One of the humans making his way to the dam stumbles onto a pair of apes.  The human, Carver (Kirk Acevedo), is startled and reacts (as humans tend to do) with gunfire, and one of the apes is injured. A kinder, gentler human contingent led by Malcolm (Jason Clarke) arrives to apologize and plead their case for access to the power station.  Caesar agrees to this, much to the consternation of the other apes, and for the first time Caesar sees his leadership being questioned by his followers.  Caesar and his moral counterpart Malcolm seek a way to establish a mutually beneficial truce; while Carver and his counterpart Koba relentlessly push their respective sides toward bloody conflict, and this tension is what propels the movie forward.

Dawn is a surprisingly intelligent and nuanced film, reminiscent of Christopher Nolan's Batman Begins in the way it transmutes its pulpy, low-budget source material into something much more evocative and serious. The word Shakespearean keeps bubbling up when you think about it, because the characters seemed doomed by their own weaknesses. Both the humans and apes want to build a new society, but the worst habits of the old order keep intruding.  Even the apes, building a community for the first time on the bedrock of simple, immutable principles ("Ape no kill ape") find that ambition, resentment and blood-lust inevitably creep in and threaten to destroy everything they have built.

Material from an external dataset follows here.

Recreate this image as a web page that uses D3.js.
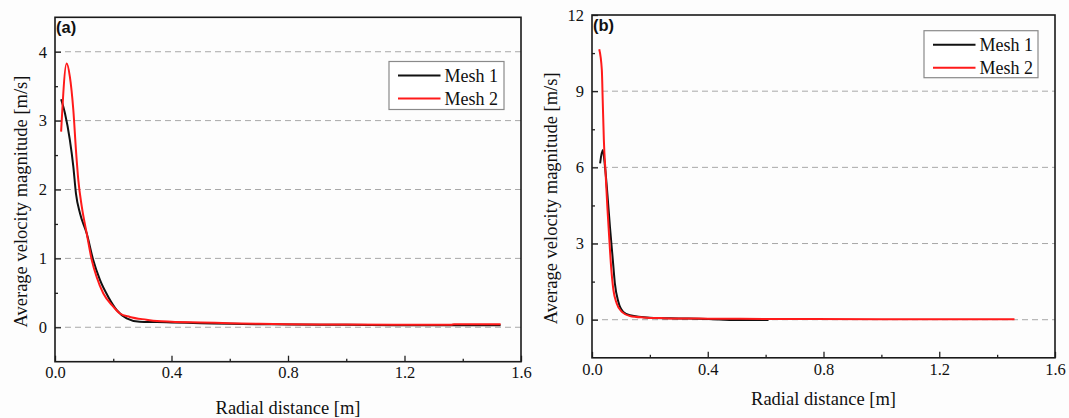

Dawn also represents a new high-water mark for CGI in film; it contains some of the most carefully-done and convincing SFX work I've seen in a long time. Like all good special effects, you don't notice them most of the time, and simply take what you see at face value.  This is especially important since the movie takes a huge gamble in turning over so much of the movie to its ape characters. Luckily, it pays off. Andy Serkis' performance as Caesar comes through the effects process effortlessly, and seeing him communicate with his brethren via sign language and occasional words and sentence fragments is delightful. The ape community, shown to us in small intriguing glimpses, leaves us wanting more.

 Curiously, for a film as ambitious as this one, the ape characters seem much more fleshed-out than the humans. Malcolm is inexplicably dull and earnest, and Kerri Russell's Ellie has little to do but stand around and look concerned. Even Carver, the catalyst for so much of the mayhem in the film, is just a clod who conveniently makes the wrong choices 100% of the time. And Kodi Smith-McPhee is an unfortunate example of what seems to be standard-issue in post-apocalyptic stories these days: the sullen, brooding teenager.  By comparison, Toby Kebbell's Koba and Nick Thurston's Blue Eyes have much more dynamic character arcs, and it's too bad the humans weren't thought out as thoroughly as the apes.

All in all, though, this is a nearly perfect movie, certainly the best in the franchise since Charlton Heston ran around Ape City in a loincloth nearly half a century ago. To director Matt Reeves and company I say: congratulations, well done, and bring on the sequel.